The Vereniging voor de Effectenhandel

1876

The Vereniging voor de Effectenhandel

For 120 years, the Vereniging voor de Effectenhandel (Amsterdam Stock Exchange Association) was a decisive factor for securities trading in the Netherlands. On May 17th 1876 the association was launched as a result of the merger of the Algemeen Beurs-Comité and the Effecten-Sociëteit. At first, the Vereniging was solely responsible for organizing and maintaining the securities exchange in Amsterdam, which was by far the most important one of the Netherlands. In 1972, an amendment of the statutes enabled the association to operate on a national level. Now, traders outside Amsterdam could also join. Many of them did, which ultimately led to the end of the securities exchanges of Rotterdam and The Hague.

Immediately after the establishment, a private exchange building for securities trading was a top priority. In 1867, when it was decided to replace the Beurs van Zocher, a debate on the requirements for the new stock exchange followed, which continued for many years. The separate securities floor in the Beurs van Berlage that was completed in 1903, ultimately turned out to be inadequate. The Vereniging started to prepare for a private stock exchange building - against the wishes of the municipal authorities - that was completed in 1913: Beursplein 5.
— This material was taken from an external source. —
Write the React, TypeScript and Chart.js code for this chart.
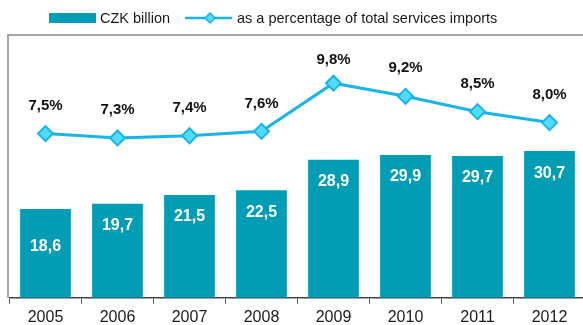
import React, { useEffect, useRef } from "react";
import { Chart, registerables } from "chart.js";

Chart.register(...registerables);

const years = ["2005", "2006", "2007", "2008", "2009", "2010", "2011", "2012"];
const czkBillion = [18.6, 19.7, 21.5, 22.5, 28.9, 29.9, 29.7, 30.7];
const shareOfImports = [7.5, 7.3, 7.4, 7.6, 9.8, 9.2, 8.5, 8.0];
const barLegend = "CZK billion";
const lineLegend = "as a percentage of total services imports";

const TEAL = "#009db5";
const LINE = "#1ab4e8";
const DIAMOND = "#4fdcff";
const FONT = "'Liberation Sans', Arial, sans-serif";

const fmt = (v: number) => v.toFixed(1).replace(".", ",");

const overlay = {
  id: "overlay",
  afterDraw(chart: any) {
    const ctx = chart.ctx as CanvasRenderingContext2D;
    const area = chart.chartArea;
    ctx.save();
    // frame
    ctx.strokeStyle = "#a6a6a6";
    ctx.lineWidth = 2;
    ctx.beginPath();
    ctx.moveTo(8, area.bottom);
    ctx.lineTo(8, 35);
    ctx.lineTo(chart.width, 35);
    ctx.stroke();

    // bar labels
    const barMeta = chart.getDatasetMeta(0);
    ctx.fillStyle = "#ffffff";
    ctx.font = `bold 16px ${FONT}`;
    ctx.textAlign = "center";
    ctx.textBaseline = "middle";
    barMeta.data.forEach((el: any, i: number) => {
      const off = i === 0 ? 38 : 22;
      ctx.fillText(fmt(czkBillion[i]), el.x, el.y + off);
    });

    // line labels
    const lineMeta = chart.getDatasetMeta(1);
    ctx.fillStyle = "#111111";
    ctx.font = `bold 15px ${FONT}`;
    lineMeta.data.forEach((el: any, i: number) => {
      const y = Math.max(el.y - 28, area.top + 25);
      ctx.fillText(fmt(shareOfImports[i]) + "%", el.x, y);
    });

    // legend
    ctx.fillStyle = TEAL;
    ctx.fillRect(49, 13, 47, 10);
    ctx.fillStyle = "#1a1a1a";
    ctx.font = `14.5px ${FONT}`;
    ctx.textAlign = "left";
    ctx.fillText(barLegend, 100, 18.5);
    ctx.strokeStyle = LINE;
    ctx.lineWidth = 2.5;
    ctx.beginPath();
    ctx.moveTo(185, 18);
    ctx.lineTo(232, 18);
    ctx.stroke();
    ctx.fillStyle = DIAMOND;
    ctx.lineWidth = 1.5;
    ctx.beginPath();
    ctx.moveTo(210 - 5, 18);
    ctx.lineTo(210, 13);
    ctx.lineTo(215, 18);
    ctx.lineTo(210, 23);
    ctx.closePath();
    ctx.fill();
    ctx.stroke();
    ctx.fillStyle = "#1a1a1a";
    ctx.fillText(lineLegend, 237, 18.5);
    ctx.restore();
  },
};

export default function App() {
  const ref = useRef<HTMLCanvasElement | null>(null);
  useEffect(() => {
    if (!ref.current) return;
    const chart = new Chart(ref.current, {
      type: "bar",
      data: {
        labels: years,
        datasets: [
          {
            type: "bar",
            label: barLegend,
            data: czkBillion,
            backgroundColor: TEAL,
            borderWidth: 0,
            barPercentage: 0.705,
            categoryPercentage: 1,
            yAxisID: "y",
            order: 2,
          },
          {
            type: "line",
            label: lineLegend,
            data: shareOfImports,
            borderColor: LINE,
            borderWidth: 3,
            backgroundColor: DIAMOND,
            pointStyle: "rectRot",
            pointRadius: 7.5,
            pointBorderWidth: 2,
            pointBorderColor: LINE,
            pointBackgroundColor: DIAMOND,
            tension: 0,
            yAxisID: "y1",
            order: 1,
          } as any,
        ],
      },
      options: {
        responsive: false,
        animation: false,
        layout: { padding: { left: 7, right: 10.5, top: 35, bottom: 0 } },
        plugins: {
          legend: { display: false },
          tooltip: { enabled: false },
        },
        scales: {
          x: {
            offset: true,
            grid: {
              offset: true,
              drawOnChartArea: false,
              drawTicks: true,
              tickLength: 6,
              color: "#555555",
            },
            border: { display: true, color: "#444444", width: 1.5 },
            ticks: {
              color: "#1a1a1a",
              font: { family: FONT, size: 16 },
              padding: 4,
              maxRotation: 0,
            },
          },
          y: { display: false, min: 0, max: 55 },
          y1: { display: false, min: 0, max: 12, position: "right" },
        },
      },
      plugins: [overlay],
    });
    return () => chart.destroy();
  }, []);
  return (
    <div
      style={{
        position: "absolute",
        left: 0,
        top: 0,
        width: 583,
        height: 325,
        overflow: "hidden",
        background: "#ffffff",
      }}
    >
      <canvas ref={ref} width={596} height={331} style={{ display: "block" }} />
    </div>
  );
}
In the seventies of the 20th  century, the Vereniging took the lead in establishing an options exchange in Amsterdam. This was realized in 1978. The European Options Exchange became an independent association. Along with the options exchange, the Vereniging was also involved in the establishment of the Securities Board of the Netherlands (Stichting Toezicht Effectenverkeer) in 1989. In 1996, the Vereniging and the options exchange association demutualized and merged into a single holding company: Amsterdam Exchanges.